En Tunisie, les activistes qui luttent contre les discriminations et le racisme sont encore un peu sidérés de la rapidité avec laquelle la situation a évolué. « Nous avons sous-estimé le pouvoir d’influence du Parti Nationaliste. On se rend compte à quel point son idéologie a pu toucher un nombre non-négligeable de Tunisiens. Tout montre que c’est un parti qui a commencé par s’attaquer aux migrants subsahariens et qu’il va s’en prendre aux noirs tunisiens. Dans certaines publications de pages affiliées à la même mouvance est remise en cause l’appartenance nationale de certaines personnalités tunisiennes noires. Il n’y a aucun doute sur l’aspect raciste de son projet politique », analyse Ines Mrad Dali, maître-assistante en Histoire contemporaine à l’université de La Manouba à Tunis. Ce parti, reconnu par les autorités tunisiennes depuis 2018, mène depuis plusieurs mois une campagne pour demander l’expulsion des migrants subsahariens de Tunisie.

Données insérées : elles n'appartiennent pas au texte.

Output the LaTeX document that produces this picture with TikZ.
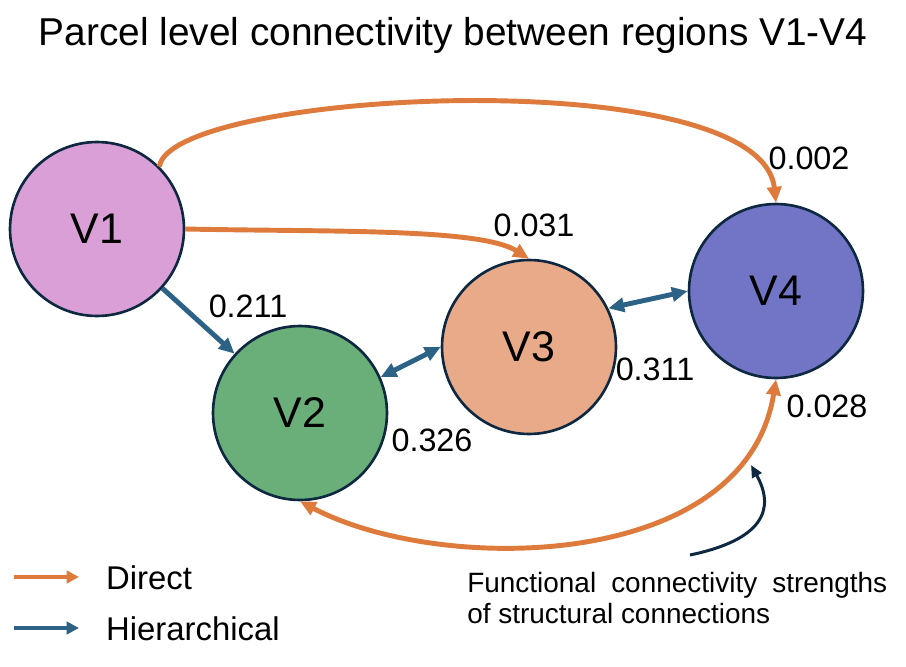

Après les déclarations du Président, des groupes de militants tentent aujourd’hui de parer au plus urgent : trouver un hébergement pour les personnes mises à la rue, fournir des denrées alimentaires aux personnes qui ont perdu toute ressource, accompagner les personnes victimes de violences. Cette dernière semaine, des personnes noires tunisiennes ont été victimes d’agression, certaines ont été interpellées par la police avant d’être relâchées. Des activistes antiracistes sont la cible de campagnes de dénigrement violentes sur les réseaux sociaux. Les accusations du Président Kais Saied sur les financements étrangers laissent craindre une certaine immunité pour les auteurs de ces campagnes.  

Si un front anti-fasciste, réunissant un collectif d’associations a été créé et a organisé une manifestation qui a réuni un millier de personnes à Tunis le 25 février, « des activistes ont l’impression qu’aujourd’hui encore l’opposition fait de la question du racisme une question secondaire », explique Ines Mrad Dali, qui souligne que les discours racistes risquent de prendre de l’ampleur. « Le fait que le plus haut symbole de l’État, le Président, ait osé tenir des propos pareils donne une sorte d’impunité à des personnes qui, jusque-là, adoucissaient leur discours ».

*Le prénom a été modifié pour préserver l’anonymat du témoin.